Yukarıda tarih ve numarası yazılı Mahkeme kararının müddeti içinde temyizen tetkiki temyiz eden tarafından istenmesi üzerine bu işle ilgili dosya mahallinden Daire’ye gönderilmiş olup, dava dosyası için Tetkik Hakimi tarafından düzenlenen rapor dinlendikten ve dosya içerisindeki tüm belgeler okunup incelendikten sonra işin gereği görüşülüp düşünüldü:

KARAR

Borçlu aleyhine boşanma ilamı ile hükmedilen iştirak nafakası alacağının tahsili amacıyla ilamlı takip başlatılmış, borçlunun ödeme itirazı üzerine; Mahkemece, borçlu tarafından dosyaya ibraz edilen banka hesap özetleri/dekontlarının, İİK 33/1 maddesi hükmünde tahdidi olarak sayılan belgelerden olmadığı, ibraz edilen belgelerden, bir kısım ödemelerin yapıldığı belli ise de iş bu ödemelerin takip konusu alacağa ilişkin olduğunun ispatlanamadığı gerekçesi ile itirazın reddine karar verilmiştir. Hüküm borçlu vekili tarafından temyiz edilmiştir.
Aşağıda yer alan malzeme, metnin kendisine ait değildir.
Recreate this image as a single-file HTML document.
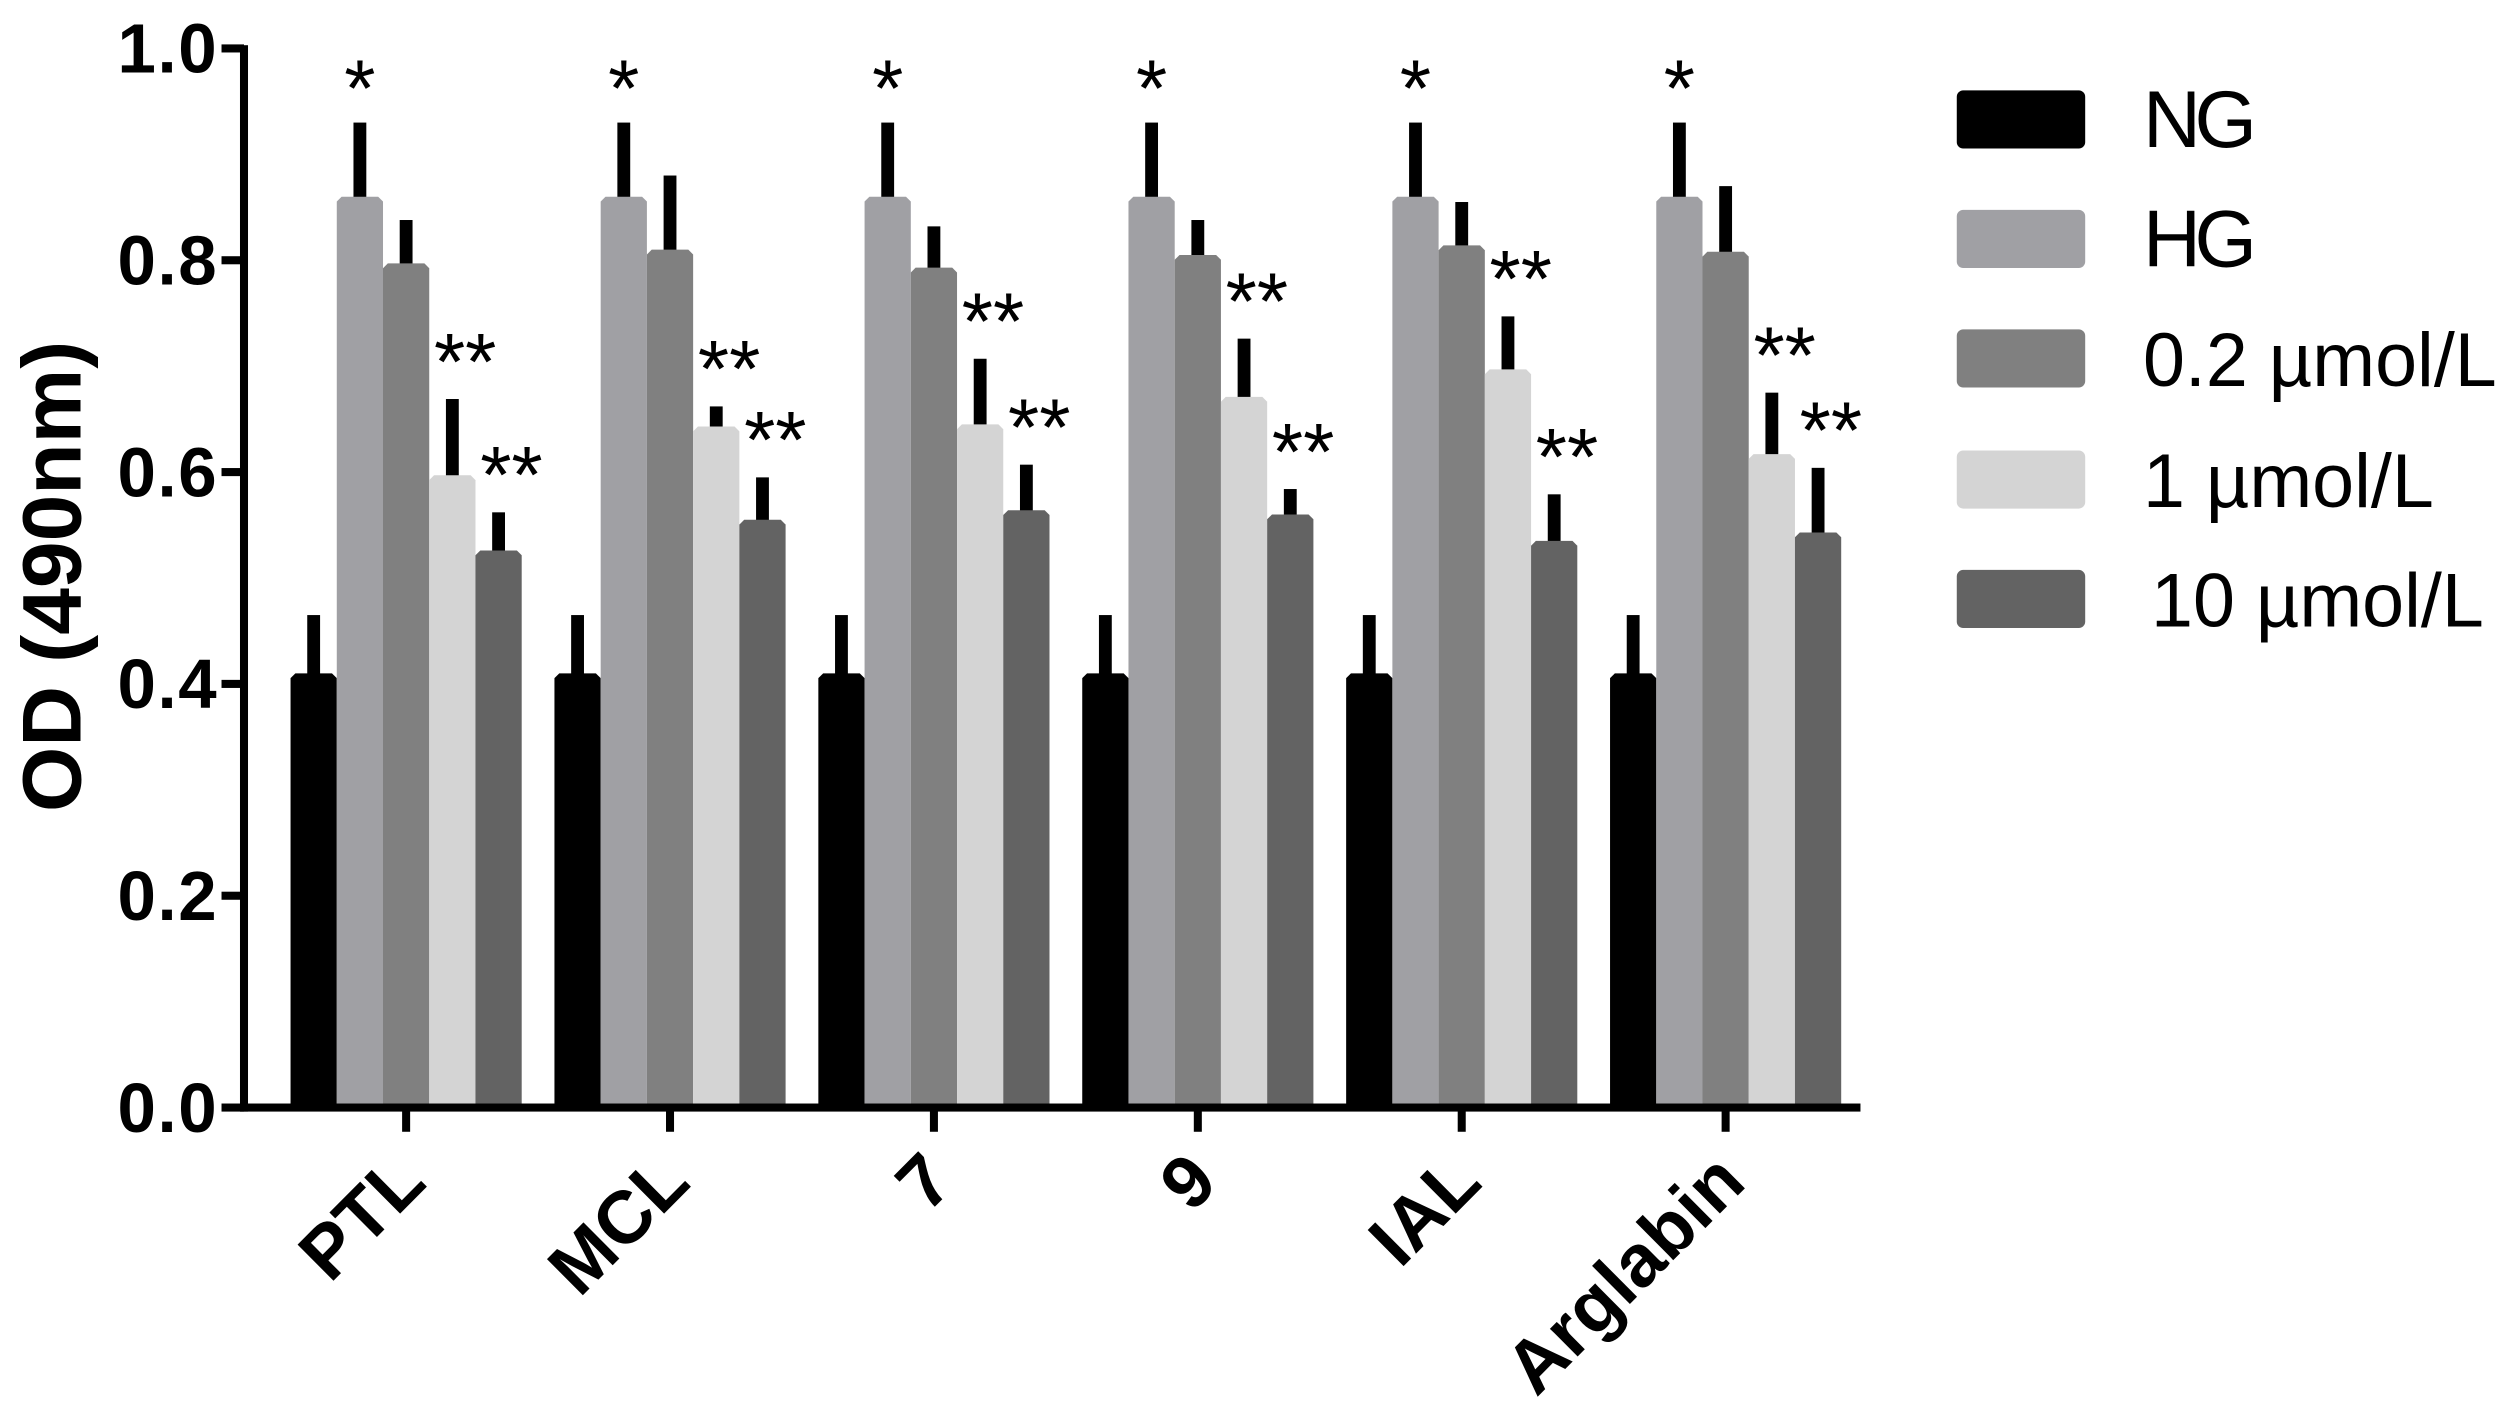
<!DOCTYPE html>
<html><head><meta charset="utf-8"><style>
html,body{margin:0;padding:0;background:#fff;}
svg{display:block;}
</style></head><body>
<svg id="chart" width="2517" height="1424" viewBox="0 0 1568 882" preserveAspectRatio="none" xmlns="http://www.w3.org/2000/svg"></svg>
<script>
const categories = ["PTL","MCL","7","9","IAL","Arglabin"];
const seriesNames = ["NG","HG","0.2 µmol/L","1 µmol/L","10 µmol/L"];
const ngValues  = [0.41,0.41,0.41,0.41,0.41,0.41];
const hgValues  = [0.86,0.86,0.86,0.86,0.86,0.86];
const c02Values = [0.797,0.81,0.793,0.805,0.814,0.808];
const c1Values  = [0.597,0.643,0.645,0.671,0.697,0.617];
const c10Values = [0.526,0.555,0.564,0.56,0.535,0.543];
const ngErr  = [0.465,0.465,0.465,0.465,0.465,0.465];
const hgErr  = [0.93,0.93,0.93,0.93,0.93,0.93];
const c02Err = [0.838,0.88,0.832,0.838,0.855,0.87];
const c1Err  = [0.669,0.662,0.707,0.726,0.747,0.675];
const c10Err = [0.562,0.595,0.607,0.584,0.579,0.604];
const hgSig  = ["*","*","*","*","*","*"];
const c1Sig  = ["**","**","**","**","**","**"];
const c10Sig = ["**","**","**","**","**","**"];
const yTicks = [0.0,0.2,0.4,0.6,0.8,1.0];
const yTickLabels = ["0.0","0.2","0.4","0.6","0.8","1.0"];

const colors = ["#000000","#a0a0a4","#808080","#d4d4d4","#636363"];
const svg = document.getElementById('chart');
const NS = "http://www.w3.org/2000/svg";
const y0 = 686, yTop = 30;
function yScale(v){ return y0 - (v/1.0)*(y0-yTop); }
const groupStart = 181, groupPitch = 164.4, barW = 28.8;
function xBar(g,s){ return groupStart + g*groupPitch + s*barW; }
function xCenter(g){ return groupStart + g*groupPitch + 2.5*barW; }
function mk(tag, attrs){ const e=document.createElementNS(NS,tag); for(const k in attrs) e.setAttribute(k,attrs[k]); svg.appendChild(e); return e; }

const values=[ngValues,hgValues,c02Values,c1Values,c10Values];
const errs=[ngErr,hgErr,c02Err,c1Err,c10Err];
const sigs=[null,hgSig,null,c1Sig,c10Sig];

for(let g=0; g<categories.length; g++){
  for(let s=0; s<5; s++){
    const x=xBar(g,s), v=values[s][g], e=errs[s][g];
    const err=mk('rect',{x:x+barW/2-4,y:yScale(e),width:8,height:yScale(v)-yScale(e)+2,fill:'#000'});
    
    
    const b=mk('path',{d:`M${x},${y0} L${x},${yScale(v)+3} L${x+3},${yScale(v)} L${x+barW-3},${yScale(v)} L${x+barW},${yScale(v)+3} L${x+barW},${y0} Z`,fill:colors[s]});
    
    
    if(sigs[s] && sigs[s][g]){
      const t=mk('text',{x:x+barW/2+(s===1?0:8),y:yScale(e)-(s===1?4:6),'text-anchor':'middle','font-family':'Liberation Sans, sans-serif','font-size':50,fill:'#000'});
      t.textContent=sigs[s][g];
      
      
    }
  }
  const tk=mk('rect',{x:xCenter(g)-2.5,y:y0,width:5,height:15,fill:'#000'});
  
  
  const cx=xCenter(g)+14, cy=y0+48;
  const lab=mk('text',{x:cx,y:cy,'text-anchor':'end','font-family':'Liberation Sans, sans-serif','font-weight':'bold','font-size':46,fill:'#000',transform:`rotate(-45 ${cx} ${cy})`});
  lab.textContent=categories[g];
  
  
}
// axes
const ya=mk('rect',{x:149.5,y:yTop-2,width:5,height:y0-yTop+4.5,fill:'#000'});


const xa=mk('rect',{x:149.5,y:y0-2.5,width:1159-149.5,height:5,fill:'#000'});


for(let i=0;i<yTicks.length;i++){
  const yy=yScale(yTicks[i]);
  const t=mk('rect',{x:138,y:yy-2.5,width:14,height:5,fill:'#000'});
  
  
  const l=mk('text',{x:136,y:yy+15,'text-anchor':'end','font-family':'Liberation Sans, sans-serif','font-weight':'bold','font-size':43,'letter-spacing':1,fill:'#000'});
  l.textContent=yTickLabels[i];
  
  
}
const yt=mk('text',{x:0,y:0,'text-anchor':'middle','font-family':'Liberation Sans, sans-serif','font-weight':'bold','font-size':52,fill:'#000',transform:'translate(50 357) rotate(-90)'});
yt.textContent="OD (490nm)";


// legend
const legY=[74,148,222,297,371];
for(let s=0;s<5;s++){
  const y=legY[s];
  const r=mk('rect',{x:1219,y:y-18,width:80,height:36,rx:4,fill:colors[s]});
  
  
  const t=mk('text',{x:s===4?1340:1335,y:y+17,'font-family':'Liberation Sans, sans-serif','font-size':s<2?50:47,fill:'#000','letter-spacing':s<2?-4:0});
  t.textContent=seriesNames[s];
  
  
}
</script>
</body></html>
İlama dayalı takipte borcun ödendiği iddiası, İİK’nun 33. maddesinde belirtilen belgeler ile ispat edilmelidir. Borçlunun itfa itirazının kabul edilebilmesi için ödeme belgelerinde takibe konu alacak için, yapıldığına dair açık atıf bulunması zorunludur. Yargıtay yerleşik içtihatlarıyla, nafaka borcunun ödendiğine ilişkin iddianın ispatı yönünde sunulan ödeme belgelerinin geçerli olabilmesi için açıkça nafaka borcuna atfen yapıldığının yazılı olması gerektiği koşulu yeni uygulamalarla yine objektif kriterlerle yumuşatılmış olup; Dairemizin son içtihatlarında; nafaka borçları yönünden yapılan ödemelerin, aylık nafaka miktarına ve bu miktarın katlarına denk gelecek şekilde düzenli olarak yapılması durumunda, ödeme belgelerinde nafaka borcuna ilişkin olduğuna dair atıf olmasa dahi bu ödemelerin nafaka borcundan mahsubunun hakkaniyet kurallarına uygun düşeceği kabul edilmektedir. Zira işleyen nafaka borcu bulunan bir borçlunun yaptığı ödemelerin bu borç dışında ahlaki bir ödeme olduğunu kabul etmek hak kaybına neden olacaktır. Aksi düşünce, aşırı şekilcilik olup, hak zayiine ve mükerrer ödemelere neden olacağından kabulü mümkün değildir. Bunun dışında ödemenin okul ücreti vs gibi açıklamalar ile yapılması halinde ise ahlaki bir vecibenin yerine getirilmesi olarak kabul edilmesi gerektiğinden nafakaya mahsup edilemez.
O halde; Mahkemece, yukarıda yapılan açıklamalar doğrultusunda alacaklı ve borçlu tarafından sunulan ödeme belgeleri ve banka hesap ekstreleri üzerinde yargıtay denetimine imkan verecek şekilde bilirkişi incelemesi yaptırılarak oluşacak sonuca göre karar verilmesi gerekirken eksik inceleme ile karar tesisi isabetsizdir
SONUÇ: Borçlu vekilinin temyiz itirazının kabulü ile Mahkeme kararının yukarıda yazılı nedenlerle İİK’nun 366 ve 6100 sayılı HMK’nun Geçici 3. maddesi yollamasıyla 1086 sayılı HUM’nun 428. maddesi uyarınca BOZULMASINA, taraflarca HUMK’nun 388/4. (HMK m.297/ç) ve İİK’nun 366/3. maddeleri gereğince Yargıtay Daire ilamının tebliğinden itibaren ilama karşı 10 gün içinde karar düzeltme isteğinde bulunulabileceğine ve peşin harcın istek halinde temyiz edene iadesine 09/06/2015 gününde oybirliğiyle karar verildi.